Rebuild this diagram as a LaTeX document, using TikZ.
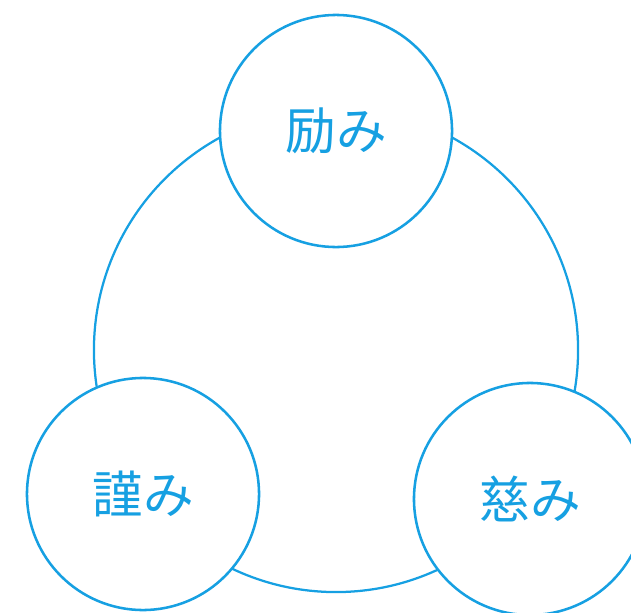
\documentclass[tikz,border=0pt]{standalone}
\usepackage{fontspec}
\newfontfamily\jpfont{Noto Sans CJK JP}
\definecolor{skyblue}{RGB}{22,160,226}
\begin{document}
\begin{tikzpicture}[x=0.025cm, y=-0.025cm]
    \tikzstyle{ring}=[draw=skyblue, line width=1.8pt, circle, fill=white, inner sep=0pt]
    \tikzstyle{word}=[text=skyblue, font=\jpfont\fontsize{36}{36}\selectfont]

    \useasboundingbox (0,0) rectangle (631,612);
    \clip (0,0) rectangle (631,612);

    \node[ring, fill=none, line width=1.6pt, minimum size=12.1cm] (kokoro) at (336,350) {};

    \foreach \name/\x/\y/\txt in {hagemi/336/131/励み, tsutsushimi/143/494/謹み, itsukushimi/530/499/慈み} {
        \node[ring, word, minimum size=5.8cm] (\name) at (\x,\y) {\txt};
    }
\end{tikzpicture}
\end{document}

^^^^

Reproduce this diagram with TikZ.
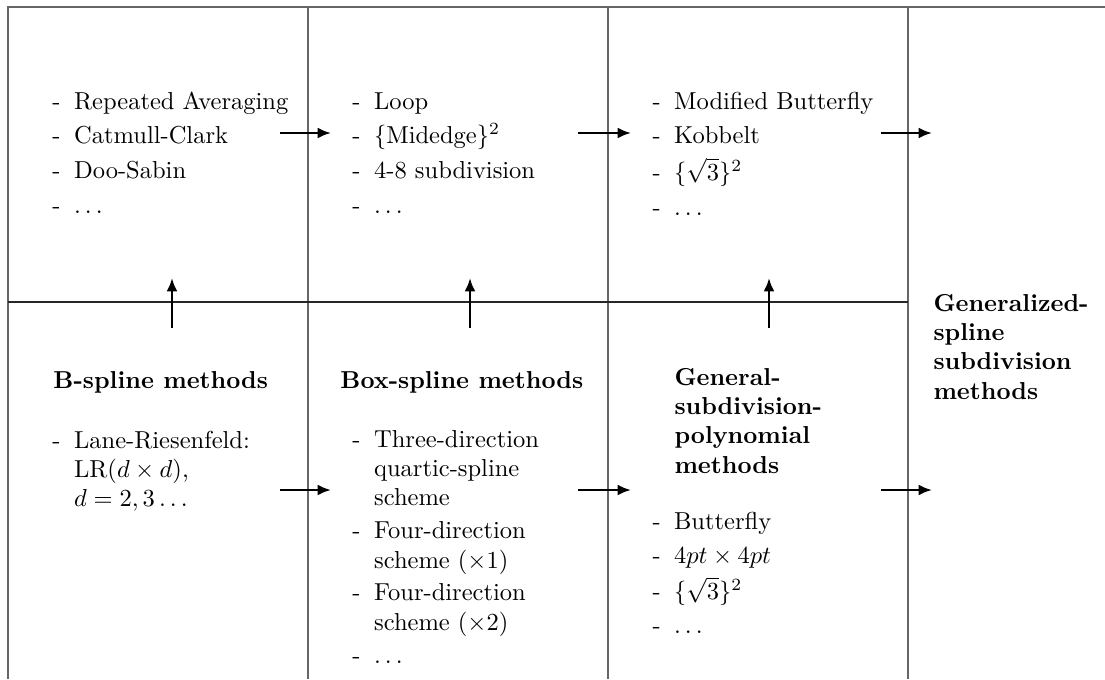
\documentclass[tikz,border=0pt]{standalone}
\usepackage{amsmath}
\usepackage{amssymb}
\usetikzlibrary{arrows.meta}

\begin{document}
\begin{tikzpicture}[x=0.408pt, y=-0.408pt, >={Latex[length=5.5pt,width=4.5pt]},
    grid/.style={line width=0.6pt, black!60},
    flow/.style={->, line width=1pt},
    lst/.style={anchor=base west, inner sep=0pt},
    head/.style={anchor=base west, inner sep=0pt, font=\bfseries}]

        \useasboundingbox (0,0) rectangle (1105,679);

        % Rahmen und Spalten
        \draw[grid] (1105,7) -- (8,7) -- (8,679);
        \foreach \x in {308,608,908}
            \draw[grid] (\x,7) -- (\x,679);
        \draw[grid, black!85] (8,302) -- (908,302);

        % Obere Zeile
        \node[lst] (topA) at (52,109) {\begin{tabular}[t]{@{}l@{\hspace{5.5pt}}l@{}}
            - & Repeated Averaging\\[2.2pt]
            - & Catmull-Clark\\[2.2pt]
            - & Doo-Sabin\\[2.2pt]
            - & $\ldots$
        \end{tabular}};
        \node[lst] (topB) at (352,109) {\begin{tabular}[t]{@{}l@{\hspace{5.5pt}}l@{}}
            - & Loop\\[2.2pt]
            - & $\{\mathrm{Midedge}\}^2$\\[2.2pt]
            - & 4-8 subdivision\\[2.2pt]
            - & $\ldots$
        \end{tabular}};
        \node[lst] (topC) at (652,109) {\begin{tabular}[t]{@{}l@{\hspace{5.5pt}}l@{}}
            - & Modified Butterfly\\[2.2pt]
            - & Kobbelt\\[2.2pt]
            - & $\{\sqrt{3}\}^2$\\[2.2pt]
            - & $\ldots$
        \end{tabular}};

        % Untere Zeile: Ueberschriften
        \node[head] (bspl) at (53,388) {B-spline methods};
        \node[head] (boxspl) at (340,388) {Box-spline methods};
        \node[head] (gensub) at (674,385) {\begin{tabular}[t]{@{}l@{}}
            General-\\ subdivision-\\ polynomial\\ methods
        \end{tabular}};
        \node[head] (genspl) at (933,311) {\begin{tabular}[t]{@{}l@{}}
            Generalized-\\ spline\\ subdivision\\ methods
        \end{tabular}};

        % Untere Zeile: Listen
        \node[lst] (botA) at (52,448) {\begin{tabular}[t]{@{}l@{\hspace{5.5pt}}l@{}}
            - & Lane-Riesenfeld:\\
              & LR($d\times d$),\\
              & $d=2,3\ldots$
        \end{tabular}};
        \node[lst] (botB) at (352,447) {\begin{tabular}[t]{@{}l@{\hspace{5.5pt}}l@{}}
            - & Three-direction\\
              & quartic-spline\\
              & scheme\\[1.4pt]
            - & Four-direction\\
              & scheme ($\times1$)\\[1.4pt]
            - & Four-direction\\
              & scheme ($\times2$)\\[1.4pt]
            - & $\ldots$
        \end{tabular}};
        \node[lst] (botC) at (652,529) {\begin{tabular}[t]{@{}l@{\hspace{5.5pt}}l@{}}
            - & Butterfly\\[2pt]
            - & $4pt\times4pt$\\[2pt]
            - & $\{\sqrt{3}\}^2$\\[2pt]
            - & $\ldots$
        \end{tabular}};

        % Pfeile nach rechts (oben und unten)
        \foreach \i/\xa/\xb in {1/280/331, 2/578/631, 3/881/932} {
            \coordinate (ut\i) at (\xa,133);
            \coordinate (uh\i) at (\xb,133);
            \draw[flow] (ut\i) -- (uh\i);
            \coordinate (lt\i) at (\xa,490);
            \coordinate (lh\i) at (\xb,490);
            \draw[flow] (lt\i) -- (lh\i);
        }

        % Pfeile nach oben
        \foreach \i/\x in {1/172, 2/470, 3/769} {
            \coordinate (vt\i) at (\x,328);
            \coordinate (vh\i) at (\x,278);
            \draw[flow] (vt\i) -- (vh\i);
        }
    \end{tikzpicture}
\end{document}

^^^^

• _Task goal_: Work out the number of lines in this listing that include the word "diagram". Reply with that number only.

• _Exercise answer_: 2